New Jersey Department of
Banking and Insurance

Commissioner Steven M. Goldman

For Immediate Release:
October 12, 2006

For Further Information:
Jim Gardner (609) 292-5064

New Jersey Welcomes New Auto Insurance Company

Seventh company to enter market since 2003 reforms

TRENTON – New Jersey Banking and Insurance Commissioner Steven M. Goldman today announced a new entry into the state’s automobile insurance market, an indication that New Jersey motorists continue to benefit from industry reforms implemented in 2003.

Based in Wooodland Hills, Calif., 21st Century Insurance Group was authorized to write private passenger automobile insurance in New Jersey as of Oct. 8. Customers can now call for quotes, or can obtain a quote online at www.21st.com.

“The entry of 21st Century Insurance into the New Jersey market certainly is good news for the industry, and good news for consumers,” Goldman said. “It’s a clear indication that consumers continue to benefit from increased competition, and demonstrates that we continue to make progress toward our goal of a stable, sustainable automobile insurance market.”

Founded in 1958, 21st Century Insurance has exhibited a recent surge of growth that has included expansion into 10 additional states since 1998. This year alone, the company has added Florida, Georgia, and Pennsylvania to its territory. With the addition of New Jersey, the company now does business in 13 states, with further expansion plans in the works.

“We are certainly pleased that a growth-oriented company like 21st Century Insurance has observed that New Jersey is a good place to do business,” Goldman said.
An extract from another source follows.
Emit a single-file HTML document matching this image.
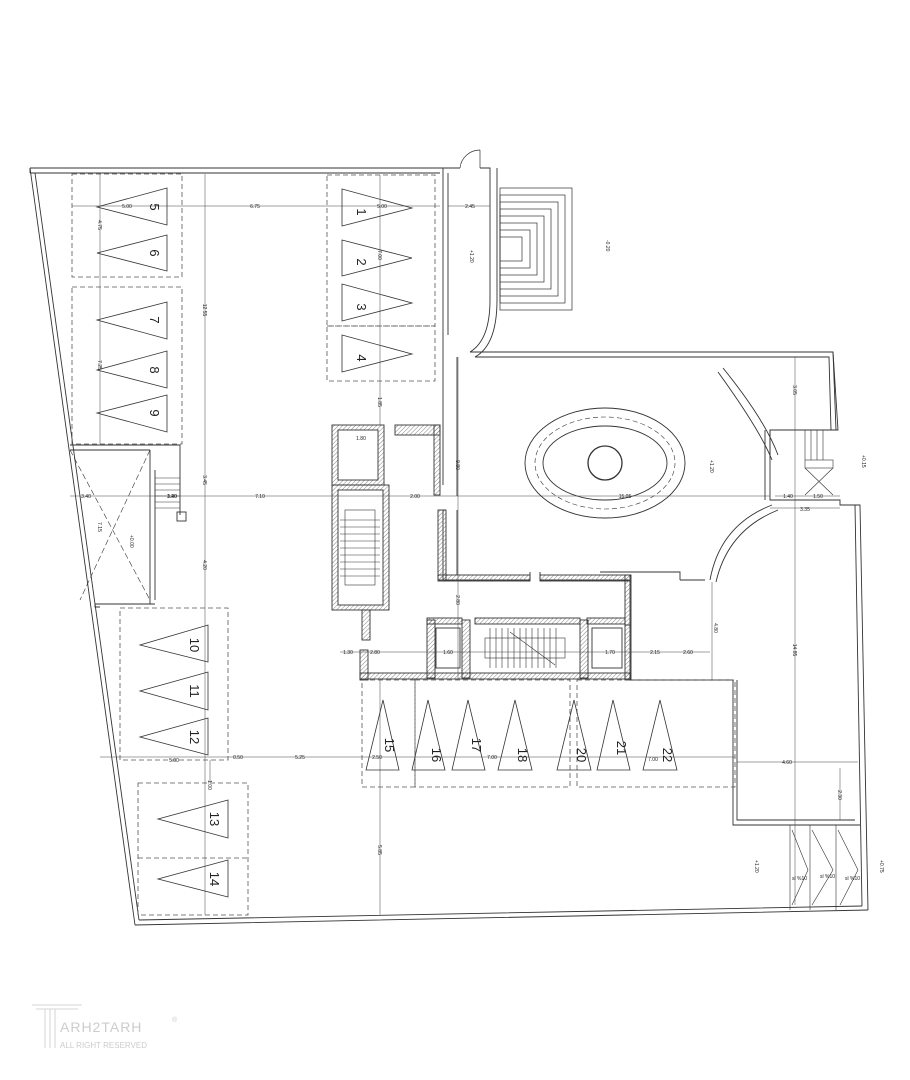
<!DOCTYPE html>
<html><head><meta charset="utf-8"><style>
html,body{margin:0;padding:0;background:#fff;}
svg{display:block}
text{font-family:"Liberation Sans",sans-serif;fill:#222}
.d{font-size:5px;fill:#444}
.n{font-size:13px;fill:#111}
</style></head><body>
<svg width="910" height="1080" viewBox="0 0 910 1080" xmlns="http://www.w3.org/2000/svg">
<defs>
<pattern id="h" width="3" height="3" patternUnits="userSpaceOnUse" patternTransform="rotate(45)"><line x1="0" y1="0" x2="0" y2="3" stroke="#666" stroke-width="0.8"/></pattern>
</defs>
<g fill="none" stroke="#333" stroke-width="0.9">
<!-- outer boundary -->
<path d="M30,168 L443,168 M30,173 L440,173"/>
<path d="M30,168 L135,925 M35,173 L139,920"/>
<path d="M135,925 L868,910 M139,920 L862,906"/>
<path d="M30,168 L30,173"/>
<!-- entrance block -->
<path d="M443,168 L443,355 M448,173 L448,335 M443,168 L460,168 M480,168 L490,168 L490,300 M497,168 L497,300 M490,300 Q490,340 470,352 M497,300 Q497,345 475,357"/>
<path d="M460,168 A20,20 0 0 1 480,150 M480,150 L480,168" stroke-width="0.7"/>
<!-- stairs squares -->
<g stroke-width="0.7">
<rect x="500" y="188" width="72" height="122"/><rect x="500" y="195" width="65" height="108"/><rect x="500" y="202" width="58" height="94"/><rect x="500" y="209" width="51" height="80"/><rect x="500" y="216" width="44" height="66"/><rect x="500" y="223" width="37" height="52"/><rect x="500" y="230" width="30" height="38"/><rect x="500" y="237" width="22" height="24"/>
</g>
<!-- main big room top wall -->
<path d="M470,352 L833,352 L836,430 M475,357 L829,357 L831,430"/>
<path d="M833,352 L838,430 L770,430 L770,500 L840,500 L840,505 L860,505 L868,910"/>
<path d="M770,430 L770,455 M765,430 L765,500"/>
<path d="M855,505 L862,906"/>
<!-- central corridor walls -->
<path d="M443,355 L443,485 M457,357 L457,496 M443,510 L443,580 L530,580 L530,572 M457,510 L457,575 M540,572 L540,580 L630,580 L630,625 L625,625"/>
<path d="M600,572 L680,572 L680,580"/>
<!-- arc walls -->
<path d="M718,372 Q760,430 772,460 M723,368 Q765,420 778,455" />
<path d="M772,505 Q720,525 710,580 M778,510 Q728,530 716,582"/>
<path d="M680,580 L705,580"/>
<!-- lower right room -->
<path d="M733,680 L733,825 L860,825 M737,680 L737,820 L855,820"/>
<path d="M630,625 L630,680 L733,680"/>
<!-- stair block left -->
<rect x="332" y="425" width="52" height="60" fill="url(#h)" stroke="#333"/>
<rect x="338" y="430" width="40" height="50" fill="#fff"/>
<rect x="332" y="485" width="57" height="125" fill="url(#h)"/>
<rect x="338" y="490" width="45" height="115" fill="#fff"/>
<rect x="395" y="425" width="45" height="10" fill="url(#h)"/>
<rect x="434" y="425" width="6" height="70" fill="url(#h)"/>
<rect x="438" y="510" width="8" height="70" fill="url(#h)"/>
<rect x="438" y="575" width="92" height="6" fill="url(#h)"/>
<rect x="540" y="575" width="90" height="6" fill="url(#h)"/>
<rect x="625" y="575" width="6" height="105" fill="url(#h)"/>
<rect x="362" y="610" width="8" height="30" fill="url(#h)"/>
<rect x="360" y="650" width="8" height="30" fill="url(#h)"/>
<rect x="360" y="673" width="270" height="6" fill="url(#h)"/>
<rect x="427" y="620" width="8" height="58" fill="url(#h)"/>
<rect x="427" y="618" width="35" height="6" fill="url(#h)"/>
<rect x="475" y="618" width="105" height="6" fill="url(#h)"/>
<rect x="587" y="618" width="38" height="6" fill="url(#h)"/>
<rect x="462" y="620" width="8" height="58" fill="url(#h)"/>
<rect x="580" y="620" width="8" height="58" fill="url(#h)"/>
<rect x="436" y="628" width="24" height="40"/>
<rect x="592" y="628" width="30" height="40"/>
<!-- stair lines -->
<g stroke-width="0.6">
<rect x="345" y="510" width="30" height="75"/>
<path d="M340,520h40M340,527h40M340,534h40M340,541h40M340,548h40M340,555h40M340,562h40M340,569h40M340,576h40"/>
<path d="M490,628v40M496,628v40M502,628v40M508,628v40M514,628v40M520,628v40M526,628v40M532,628v40M538,628v40M544,628v40M550,628v40M556,628v40"/>
<rect x="485" y="638" width="80" height="20"/>
<path d="M510,632 L555,665"/>
<path d="M155,478h25M155,484h25M155,490h25M155,496h25M155,502h25M155,508h25"/>
<path d="M805,430v30M811,430v30M817,430v30M823,430v30"/>
<rect x="805" y="460" width="28" height="8"/>
<path d="M805,468 L833,495 M833,468 L805,495"/>
</g>
<!-- left stair room -->
<path d="M70,450 L150,450 M70,445 L180,445 L180,515 M150,450 L150,604 M155,470 L155,600 M95,604 L155,604"/>
<path d="M70,450 L150,600 M150,450 L80,600" stroke-dasharray="6,3" stroke-width="0.6"/>
<rect x="177" y="512" width="9" height="9"/>
<!-- lower left edge wall -->
<path d="M95,604 L95,607 L100,607"/>
<!-- oval -->
<ellipse cx="605" cy="463" rx="80" ry="55"/>
<ellipse cx="605" cy="463" rx="70" ry="46" stroke-dasharray="5,3" stroke-width="0.6"/>
<ellipse cx="605" cy="463" rx="62" ry="37"/>
<circle cx="605" cy="463" r="17" stroke-width="1.3"/>
<!-- ramp bottom right -->
<g stroke-width="0.6">
<path d="M790,825 L790,910 M810,825 L810,910 M836,825 L836,910"/>
<path d="M792,830 L808,870 L792,905 M812,830 L833,870 L812,905 M838,830 L858,870 L840,905"/>
</g>
</g>
<!-- dashed parking boxes -->
<g fill="none" stroke="#555" stroke-width="0.8" stroke-dasharray="5,3">
<rect x="72" y="174" width="110" height="103"/>
<rect x="72" y="287" width="110" height="157"/>
<rect x="327" y="175" width="108" height="151"/>
<rect x="327" y="326" width="108" height="55"/>
<rect x="120" y="608" width="108" height="152"/>
<rect x="138" y="783" width="110" height="132"/>
<rect x="362" y="680" width="53" height="107"/>
<rect x="415" y="680" width="155" height="107"/>
<rect x="577" y="680" width="158" height="107"/>
<line x1="138" y1="858" x2="248" y2="858"/>
</g>
<!-- dimension lines -->
<g stroke="#444" stroke-width="0.5" fill="none">
<line x1="72" y1="206" x2="440" y2="206"/>
<line x1="448" y1="206" x2="490" y2="206"/>
<line x1="205" y1="174" x2="205" y2="915"/>
<line x1="100" y1="174" x2="100" y2="444"/>
<line x1="380" y1="175" x2="380" y2="425"/>
<line x1="380" y1="680" x2="380" y2="915"/>
<line x1="70" y1="496" x2="770" y2="496"/>
<line x1="775" y1="496" x2="840" y2="496"/>
<line x1="770" y1="508" x2="840" y2="508"/>
<line x1="458" y1="357" x2="458" y2="680"/>
<line x1="795" y1="357" x2="795" y2="905"/>
<line x1="712" y1="582" x2="712" y2="680"/>
<line x1="340" y1="652" x2="710" y2="652"/>
<line x1="100" y1="757" x2="735" y2="757"/>
<line x1="737" y1="762" x2="858" y2="762"/>
<line x1="210" y1="760" x2="210" y2="783"/>
<line x1="840" y1="768" x2="840" y2="820"/>
</g>
<!-- triangles -->
<g fill="none" stroke="#333" stroke-width="0.8">
<polygon points="342,189 342,226 412,208"/>
<polygon points="342,240 342,276 412,258"/>
<polygon points="342,284 342,321 412,303"/>
<polygon points="342,335 342,372 412,354"/>
<polygon points="167,188 167,225 97,207"/>
<polygon points="167,235 167,271 97,253"/>
<polygon points="167,302 167,339 97,320"/>
<polygon points="167,351 167,388 97,370"/>
<polygon points="167,395 167,432 97,413"/>
<polygon points="208,625 208,662 140,645"/>
<polygon points="208,672 208,710 140,691"/>
<polygon points="208,718 208,755 140,737"/>
<polygon points="228,800 228,838 158,819"/>
<polygon points="228,860 228,897 158,879"/>
<polygon points="366,770 399,770 383,700"/>
<polygon points="412,770 445,770 428,700"/>
<polygon points="452,770 485,770 468,700"/>
<polygon points="498,770 532,770 515,700"/>
<polygon points="557,770 591,770 574,700"/>
<polygon points="597,770 630,770 613,700"/>
<polygon points="643,770 677,770 660,700"/>
</g>
<!-- numbers -->
<g class="n" text-anchor="middle">
<text transform="translate(357,212) rotate(90)">1</text>
<text transform="translate(357,262) rotate(90)">2</text>
<text transform="translate(357,307) rotate(90)">3</text>
<text transform="translate(357,358) rotate(90)">4</text>
<text transform="translate(150,207) rotate(90)">5</text>
<text transform="translate(150,253) rotate(90)">6</text>
<text transform="translate(150,320) rotate(90)">7</text>
<text transform="translate(150,370) rotate(90)">8</text>
<text transform="translate(150,413) rotate(90)">9</text>
<text transform="translate(190,645) rotate(90)">10</text>
<text transform="translate(190,691) rotate(90)">11</text>
<text transform="translate(190,737) rotate(90)">12</text>
<text transform="translate(210,819) rotate(90)">13</text>
<text transform="translate(210,879) rotate(90)">14</text>
<text transform="translate(385,745) rotate(90)">15</text>
<text transform="translate(432,755) rotate(90)">16</text>
<text transform="translate(472,745) rotate(90)">17</text>
<text transform="translate(518,755) rotate(90)">18</text>
<text transform="translate(577,755) rotate(90)">20</text>
<text transform="translate(617,748) rotate(90)">21</text>
<text transform="translate(663,755) rotate(90)">22</text>
</g>
<!-- dim labels -->
<g class="d" text-anchor="middle">
<text x="127" y="208">5.00</text><text x="255" y="208">6.75</text><text x="382" y="208">5.00</text><text x="470" y="208">2.45</text>
<text x="172" y="498">3.40</text><text x="172" y="498">1.20</text><text x="86" y="498">3.40</text><text x="260" y="498">7.10</text>
<text x="415" y="498">2.00</text><text x="625" y="498">15.05</text><text x="788" y="498">1.40</text><text x="818" y="498">1.50</text><text x="805" y="511">3.35</text>
<text x="300" y="759">5.25</text><text x="238" y="759">0.50</text><text x="174" y="762">5.00</text><text x="492" y="759">7.00</text><text x="653" y="761">7.00</text><text x="377" y="759">2.50</text>
<text x="787" y="764">4.60</text><text x="375" y="654">2.80</text><text x="348" y="654">1.30</text><text x="448" y="654">1.60</text><text x="610" y="654">1.70</text><text x="655" y="654">2.15</text><text x="688" y="654">2.60</text>
<text x="361" y="440">1.80</text>
</g>
<g class="d" text-anchor="middle">
<text transform="translate(203,310) rotate(90)">12.55</text>
<text transform="translate(203,480) rotate(90)">3.45</text>
<text transform="translate(203,565) rotate(90)">4.20</text>
<text transform="translate(378,402) rotate(90)">1.85</text>
<text transform="translate(378,850) rotate(90)">5.85</text>
<text transform="translate(456,465) rotate(90)">9.80</text>
<text transform="translate(456,600) rotate(90)">2.80</text>
<text transform="translate(793,390) rotate(90)">3.05</text>
<text transform="translate(793,650) rotate(90)">14.85</text>
<text transform="translate(714,628) rotate(90)">4.80</text>
<text transform="translate(98,225) rotate(90)">4.75</text>
<text transform="translate(98,365) rotate(90)">7.25</text>
<text transform="translate(98,527) rotate(90)">7.15</text>
<text transform="translate(208,785) rotate(90)">1.00</text>
<text transform="translate(838,795) rotate(90)">2.30</text>
<text transform="translate(378,255) rotate(90)">7.00</text>
</g>
<g class="d"><text x="820" y="878">sl %10</text><text x="792" y="880">sl %10</text><text x="845" y="880">sl %10</text>
<text transform="translate(606,240) rotate(90)">-0.20</text><text transform="translate(470,250) rotate(90)">+1.20</text>
<text transform="translate(710,460) rotate(90)">+1.20</text><text transform="translate(862,455) rotate(90)">+0.15</text>
<text transform="translate(755,860) rotate(90)">+1.20</text><text transform="translate(880,860) rotate(90)">+0.75</text>
<text transform="translate(130,535) rotate(90)">+0.00</text></g>
<!-- logo -->
<g fill="none" stroke="#ddd" stroke-width="1.2">
<path d="M32,1005 H82 M36,1009 H78 M45,1009 V1048 M50,1009 V1048 M55,1009 V1048"/>
</g>
<text x="60" y="1032" style="font-size:14px;fill:#ccc;letter-spacing:1px">ARH2TARH</text>
<text x="60" y="1048" style="font-size:8px;fill:#ccc">ALL RIGHT RESERVED</text>
<text x="172" y="1022" style="font-size:7px;fill:#ccc">®</text>
</svg>
</body></html>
21st Century Insurance follows Mercury General, GEICO, Esurance, AMEX, Progressive and Unitrin Direct as the seventh entry into the New Jersey market since auto insurance reform.

Since automobile insurance reform was enacted in 2003, the number of automobiles insured has continued to climb while the premiums paid by New Jersey motorists have declined. During that time, New Jersey residents have saved more than a half-billion dollars in rate reductions and dividends alone – not counting the savings consumers may have realized by shopping around.